- What to do:
Reproduce from the records below, with no pictures, exactly the lines between the one containing "Write the Bokeh code for this chart." and the one containing "from bokeh.resources import INLINE", inclusive.

- Given entries:

⁂

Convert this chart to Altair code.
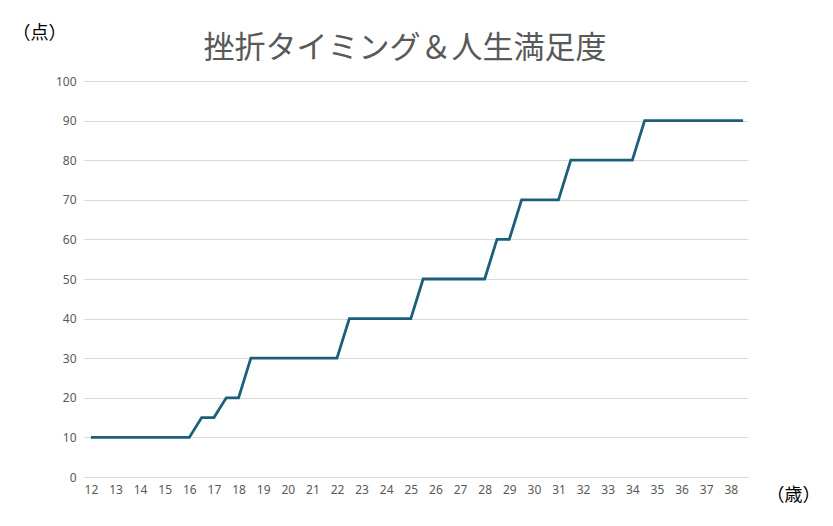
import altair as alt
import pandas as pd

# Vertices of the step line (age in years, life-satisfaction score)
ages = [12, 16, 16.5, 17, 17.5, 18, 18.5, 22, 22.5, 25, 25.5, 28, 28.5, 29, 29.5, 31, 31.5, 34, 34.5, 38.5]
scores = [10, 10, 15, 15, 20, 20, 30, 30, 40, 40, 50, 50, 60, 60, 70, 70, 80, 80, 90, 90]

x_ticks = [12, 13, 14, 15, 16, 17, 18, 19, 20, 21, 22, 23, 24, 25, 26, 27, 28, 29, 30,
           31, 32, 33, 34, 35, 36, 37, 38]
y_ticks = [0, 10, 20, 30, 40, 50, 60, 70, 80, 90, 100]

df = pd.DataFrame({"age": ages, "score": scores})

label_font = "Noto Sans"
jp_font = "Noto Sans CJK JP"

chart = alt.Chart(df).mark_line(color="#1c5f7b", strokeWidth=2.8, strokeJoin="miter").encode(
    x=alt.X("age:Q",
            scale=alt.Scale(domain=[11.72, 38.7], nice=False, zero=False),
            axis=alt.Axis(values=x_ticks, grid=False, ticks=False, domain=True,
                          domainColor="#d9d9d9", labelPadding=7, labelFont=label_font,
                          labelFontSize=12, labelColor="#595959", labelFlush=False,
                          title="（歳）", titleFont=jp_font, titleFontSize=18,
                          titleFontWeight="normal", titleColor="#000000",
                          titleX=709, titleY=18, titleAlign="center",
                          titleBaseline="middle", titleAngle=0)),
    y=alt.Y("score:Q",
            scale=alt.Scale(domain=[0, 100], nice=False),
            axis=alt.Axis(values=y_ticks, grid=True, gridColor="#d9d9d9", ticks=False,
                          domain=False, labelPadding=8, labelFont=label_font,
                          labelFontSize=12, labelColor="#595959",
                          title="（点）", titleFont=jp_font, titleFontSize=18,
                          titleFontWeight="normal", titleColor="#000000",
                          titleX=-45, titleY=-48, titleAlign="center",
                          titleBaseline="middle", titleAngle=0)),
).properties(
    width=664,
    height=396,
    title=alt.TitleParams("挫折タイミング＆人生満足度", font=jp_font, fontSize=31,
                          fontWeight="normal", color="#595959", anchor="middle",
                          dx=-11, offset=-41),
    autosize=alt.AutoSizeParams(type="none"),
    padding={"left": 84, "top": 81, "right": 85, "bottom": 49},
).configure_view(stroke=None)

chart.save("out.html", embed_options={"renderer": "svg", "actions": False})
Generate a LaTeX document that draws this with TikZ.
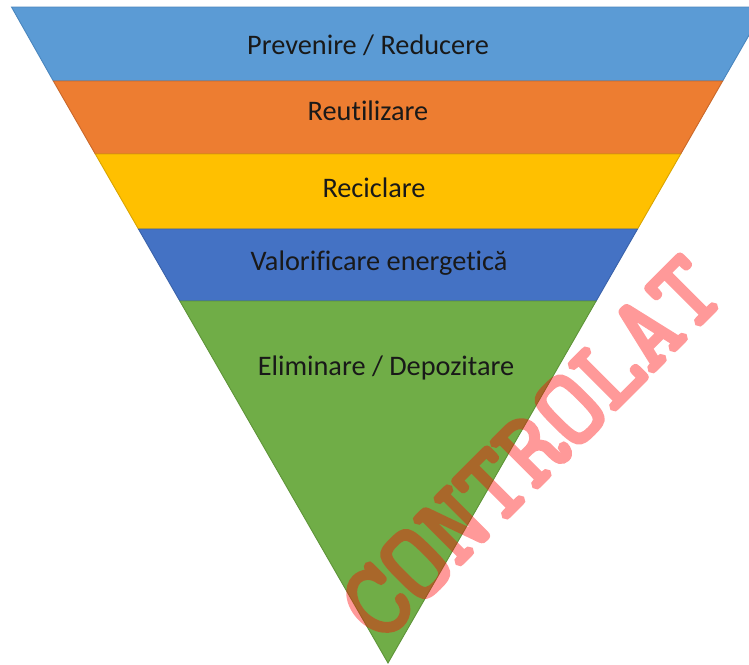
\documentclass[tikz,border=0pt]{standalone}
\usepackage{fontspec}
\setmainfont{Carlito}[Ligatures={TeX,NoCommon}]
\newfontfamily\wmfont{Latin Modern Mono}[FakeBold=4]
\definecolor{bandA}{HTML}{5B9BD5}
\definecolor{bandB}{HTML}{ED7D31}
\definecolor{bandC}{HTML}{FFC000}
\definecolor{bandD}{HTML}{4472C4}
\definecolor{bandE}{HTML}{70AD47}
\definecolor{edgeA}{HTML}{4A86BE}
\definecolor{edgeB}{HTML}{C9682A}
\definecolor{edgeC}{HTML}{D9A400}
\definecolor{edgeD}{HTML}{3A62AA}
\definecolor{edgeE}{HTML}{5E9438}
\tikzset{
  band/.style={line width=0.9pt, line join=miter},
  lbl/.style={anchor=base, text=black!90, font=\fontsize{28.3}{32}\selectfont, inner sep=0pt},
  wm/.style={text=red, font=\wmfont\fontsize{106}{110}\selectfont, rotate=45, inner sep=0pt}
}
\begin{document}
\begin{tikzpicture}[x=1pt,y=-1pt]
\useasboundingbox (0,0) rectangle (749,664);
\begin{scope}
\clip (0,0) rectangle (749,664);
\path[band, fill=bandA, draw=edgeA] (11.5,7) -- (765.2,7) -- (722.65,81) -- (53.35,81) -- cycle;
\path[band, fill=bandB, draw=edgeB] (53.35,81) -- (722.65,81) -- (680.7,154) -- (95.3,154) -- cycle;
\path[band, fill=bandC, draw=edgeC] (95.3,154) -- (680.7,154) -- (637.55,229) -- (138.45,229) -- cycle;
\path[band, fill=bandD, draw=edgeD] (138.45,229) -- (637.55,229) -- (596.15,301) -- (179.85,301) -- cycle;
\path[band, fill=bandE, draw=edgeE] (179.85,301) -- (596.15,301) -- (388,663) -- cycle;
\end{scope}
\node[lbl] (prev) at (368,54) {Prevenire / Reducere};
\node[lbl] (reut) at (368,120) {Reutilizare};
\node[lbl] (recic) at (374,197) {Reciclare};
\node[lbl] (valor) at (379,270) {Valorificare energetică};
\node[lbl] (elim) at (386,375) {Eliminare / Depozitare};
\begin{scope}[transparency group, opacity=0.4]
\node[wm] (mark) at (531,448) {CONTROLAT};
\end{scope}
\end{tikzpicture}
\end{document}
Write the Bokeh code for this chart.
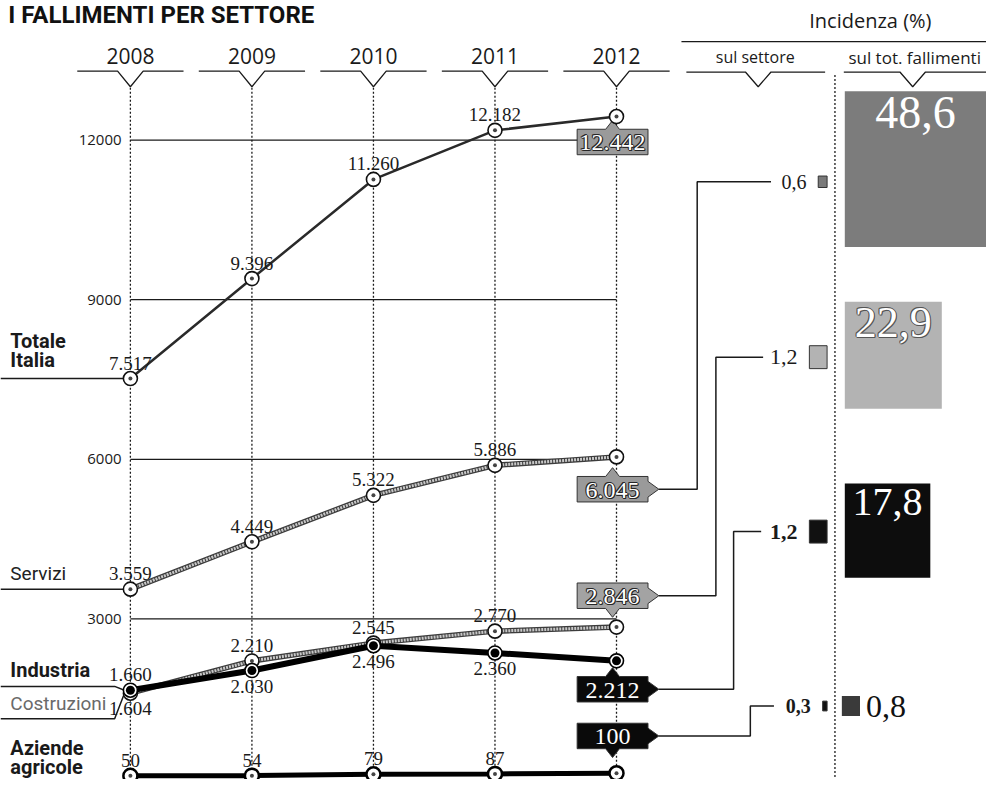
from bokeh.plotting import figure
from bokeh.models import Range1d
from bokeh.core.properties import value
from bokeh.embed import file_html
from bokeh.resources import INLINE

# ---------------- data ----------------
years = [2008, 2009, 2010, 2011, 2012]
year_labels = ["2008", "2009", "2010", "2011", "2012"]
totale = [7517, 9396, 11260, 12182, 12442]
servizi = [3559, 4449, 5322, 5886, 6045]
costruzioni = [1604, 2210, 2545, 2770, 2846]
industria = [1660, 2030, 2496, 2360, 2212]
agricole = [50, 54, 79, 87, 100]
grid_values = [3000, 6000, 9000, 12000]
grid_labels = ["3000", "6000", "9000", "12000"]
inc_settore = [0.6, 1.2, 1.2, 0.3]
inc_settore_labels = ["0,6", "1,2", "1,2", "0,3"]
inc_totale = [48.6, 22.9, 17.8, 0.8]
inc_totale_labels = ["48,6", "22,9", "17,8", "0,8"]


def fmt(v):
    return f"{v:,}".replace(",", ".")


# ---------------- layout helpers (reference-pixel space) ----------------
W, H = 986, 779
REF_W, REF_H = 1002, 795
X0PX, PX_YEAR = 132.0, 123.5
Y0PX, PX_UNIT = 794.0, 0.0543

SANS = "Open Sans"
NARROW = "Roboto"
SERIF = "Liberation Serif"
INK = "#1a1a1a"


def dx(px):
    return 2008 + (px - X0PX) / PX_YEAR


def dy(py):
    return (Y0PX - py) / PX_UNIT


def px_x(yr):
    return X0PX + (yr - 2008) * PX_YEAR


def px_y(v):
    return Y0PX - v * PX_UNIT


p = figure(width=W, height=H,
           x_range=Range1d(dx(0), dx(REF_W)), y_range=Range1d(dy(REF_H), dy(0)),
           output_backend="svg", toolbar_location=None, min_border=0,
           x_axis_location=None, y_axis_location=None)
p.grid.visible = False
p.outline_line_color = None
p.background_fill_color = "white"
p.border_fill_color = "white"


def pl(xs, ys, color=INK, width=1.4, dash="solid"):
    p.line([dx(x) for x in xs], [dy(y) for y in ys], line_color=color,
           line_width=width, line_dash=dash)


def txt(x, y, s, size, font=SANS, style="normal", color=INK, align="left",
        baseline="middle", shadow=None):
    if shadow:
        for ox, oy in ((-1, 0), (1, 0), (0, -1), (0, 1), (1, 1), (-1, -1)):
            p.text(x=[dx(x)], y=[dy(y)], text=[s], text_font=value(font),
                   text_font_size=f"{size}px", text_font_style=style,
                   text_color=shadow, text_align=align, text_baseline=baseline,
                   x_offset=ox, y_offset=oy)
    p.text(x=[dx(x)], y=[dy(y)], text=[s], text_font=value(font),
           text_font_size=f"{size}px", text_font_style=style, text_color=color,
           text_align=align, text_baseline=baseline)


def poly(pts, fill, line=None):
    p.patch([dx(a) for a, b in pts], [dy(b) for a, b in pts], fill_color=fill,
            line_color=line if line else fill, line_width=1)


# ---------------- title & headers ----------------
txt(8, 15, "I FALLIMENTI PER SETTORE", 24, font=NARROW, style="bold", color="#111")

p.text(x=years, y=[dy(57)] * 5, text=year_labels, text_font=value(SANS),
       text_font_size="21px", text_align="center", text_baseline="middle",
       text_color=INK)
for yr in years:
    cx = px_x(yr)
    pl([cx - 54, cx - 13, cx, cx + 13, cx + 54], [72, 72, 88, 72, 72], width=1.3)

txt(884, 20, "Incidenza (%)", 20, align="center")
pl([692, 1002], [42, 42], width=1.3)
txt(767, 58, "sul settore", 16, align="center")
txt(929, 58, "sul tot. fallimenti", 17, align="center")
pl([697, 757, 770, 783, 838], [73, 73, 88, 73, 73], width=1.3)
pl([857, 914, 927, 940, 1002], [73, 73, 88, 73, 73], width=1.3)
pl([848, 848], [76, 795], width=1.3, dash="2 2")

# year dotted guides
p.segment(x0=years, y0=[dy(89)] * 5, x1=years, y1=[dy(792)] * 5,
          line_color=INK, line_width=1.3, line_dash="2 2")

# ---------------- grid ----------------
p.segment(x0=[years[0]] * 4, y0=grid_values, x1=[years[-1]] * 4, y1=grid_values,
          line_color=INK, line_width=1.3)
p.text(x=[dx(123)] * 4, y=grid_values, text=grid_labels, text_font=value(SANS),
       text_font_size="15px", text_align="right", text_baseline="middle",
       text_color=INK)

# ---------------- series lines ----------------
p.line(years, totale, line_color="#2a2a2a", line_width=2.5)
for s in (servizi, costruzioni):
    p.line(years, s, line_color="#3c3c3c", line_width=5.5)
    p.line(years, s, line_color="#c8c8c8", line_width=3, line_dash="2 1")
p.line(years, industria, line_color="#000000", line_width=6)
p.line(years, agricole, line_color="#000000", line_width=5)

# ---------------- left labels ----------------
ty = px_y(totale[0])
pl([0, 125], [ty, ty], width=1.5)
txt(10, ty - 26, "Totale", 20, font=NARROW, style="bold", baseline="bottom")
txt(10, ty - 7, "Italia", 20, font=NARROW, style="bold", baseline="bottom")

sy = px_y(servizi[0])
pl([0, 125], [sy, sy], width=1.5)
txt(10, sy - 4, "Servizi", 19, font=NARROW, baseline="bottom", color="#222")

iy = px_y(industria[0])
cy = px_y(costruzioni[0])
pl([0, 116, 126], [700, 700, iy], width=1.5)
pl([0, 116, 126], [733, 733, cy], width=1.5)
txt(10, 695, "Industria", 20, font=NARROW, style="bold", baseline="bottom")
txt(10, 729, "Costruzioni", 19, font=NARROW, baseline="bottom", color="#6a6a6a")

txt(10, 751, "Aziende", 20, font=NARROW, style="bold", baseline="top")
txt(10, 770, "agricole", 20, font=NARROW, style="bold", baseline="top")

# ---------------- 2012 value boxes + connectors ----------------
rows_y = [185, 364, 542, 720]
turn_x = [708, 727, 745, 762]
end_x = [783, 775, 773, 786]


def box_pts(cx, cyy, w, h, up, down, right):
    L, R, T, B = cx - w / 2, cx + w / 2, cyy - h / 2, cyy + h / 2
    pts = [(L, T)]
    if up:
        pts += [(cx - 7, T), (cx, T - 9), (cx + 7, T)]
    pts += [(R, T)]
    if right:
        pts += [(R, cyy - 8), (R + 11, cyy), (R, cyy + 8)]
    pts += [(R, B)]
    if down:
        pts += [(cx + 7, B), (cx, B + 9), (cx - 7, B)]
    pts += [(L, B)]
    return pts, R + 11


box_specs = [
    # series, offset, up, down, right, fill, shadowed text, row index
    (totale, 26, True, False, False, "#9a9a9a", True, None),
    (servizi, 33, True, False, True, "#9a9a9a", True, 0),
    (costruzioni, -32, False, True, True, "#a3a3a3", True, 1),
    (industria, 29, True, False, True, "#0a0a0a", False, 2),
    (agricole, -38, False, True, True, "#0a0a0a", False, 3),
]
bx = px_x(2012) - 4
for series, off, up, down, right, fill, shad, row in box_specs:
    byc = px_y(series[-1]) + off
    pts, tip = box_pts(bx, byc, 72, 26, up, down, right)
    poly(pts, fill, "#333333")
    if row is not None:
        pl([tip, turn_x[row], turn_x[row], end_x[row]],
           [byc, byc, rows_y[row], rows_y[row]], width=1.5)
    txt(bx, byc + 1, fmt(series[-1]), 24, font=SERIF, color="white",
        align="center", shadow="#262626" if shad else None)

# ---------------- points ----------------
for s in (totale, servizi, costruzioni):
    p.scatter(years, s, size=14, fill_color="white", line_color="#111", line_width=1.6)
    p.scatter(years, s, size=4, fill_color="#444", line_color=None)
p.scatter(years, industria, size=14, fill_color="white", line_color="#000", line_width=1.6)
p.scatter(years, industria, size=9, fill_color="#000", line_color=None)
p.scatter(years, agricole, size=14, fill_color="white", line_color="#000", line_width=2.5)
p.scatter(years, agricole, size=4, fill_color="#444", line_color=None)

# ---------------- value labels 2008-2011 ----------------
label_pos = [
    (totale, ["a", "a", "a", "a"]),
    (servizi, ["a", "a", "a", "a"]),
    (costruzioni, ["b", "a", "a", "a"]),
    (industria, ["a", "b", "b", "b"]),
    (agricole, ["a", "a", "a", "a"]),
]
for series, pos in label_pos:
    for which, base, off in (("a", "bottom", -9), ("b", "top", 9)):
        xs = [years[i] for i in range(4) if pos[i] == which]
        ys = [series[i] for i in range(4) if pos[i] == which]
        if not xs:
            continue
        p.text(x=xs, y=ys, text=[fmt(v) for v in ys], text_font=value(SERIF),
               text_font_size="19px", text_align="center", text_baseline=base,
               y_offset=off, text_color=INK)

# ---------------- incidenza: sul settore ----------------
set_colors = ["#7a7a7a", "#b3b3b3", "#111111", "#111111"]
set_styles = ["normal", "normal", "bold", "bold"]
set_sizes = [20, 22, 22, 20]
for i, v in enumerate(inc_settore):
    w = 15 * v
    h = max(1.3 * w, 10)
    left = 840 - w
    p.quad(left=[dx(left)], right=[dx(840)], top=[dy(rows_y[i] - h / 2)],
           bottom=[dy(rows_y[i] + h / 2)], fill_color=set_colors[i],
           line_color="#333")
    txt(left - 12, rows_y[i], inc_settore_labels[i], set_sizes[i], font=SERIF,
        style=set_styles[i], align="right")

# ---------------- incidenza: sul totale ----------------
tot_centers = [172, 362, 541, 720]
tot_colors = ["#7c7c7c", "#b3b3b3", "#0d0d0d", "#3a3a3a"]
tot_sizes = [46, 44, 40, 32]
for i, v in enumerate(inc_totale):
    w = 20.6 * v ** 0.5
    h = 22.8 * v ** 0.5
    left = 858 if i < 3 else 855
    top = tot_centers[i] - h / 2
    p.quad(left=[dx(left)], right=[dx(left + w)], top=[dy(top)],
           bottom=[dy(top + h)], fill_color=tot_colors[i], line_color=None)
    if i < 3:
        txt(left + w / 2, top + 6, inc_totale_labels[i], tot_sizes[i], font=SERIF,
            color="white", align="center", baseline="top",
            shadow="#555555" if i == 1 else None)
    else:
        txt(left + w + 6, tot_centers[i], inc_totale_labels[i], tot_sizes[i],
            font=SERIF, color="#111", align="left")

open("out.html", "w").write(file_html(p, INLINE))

⁂

- The result:
Write the Bokeh code for this chart.
from bokeh.plotting import figure
from bokeh.models import Range1d
from bokeh.core.properties import value
from bokeh.embed import file_html
from bokeh.resources import INLINE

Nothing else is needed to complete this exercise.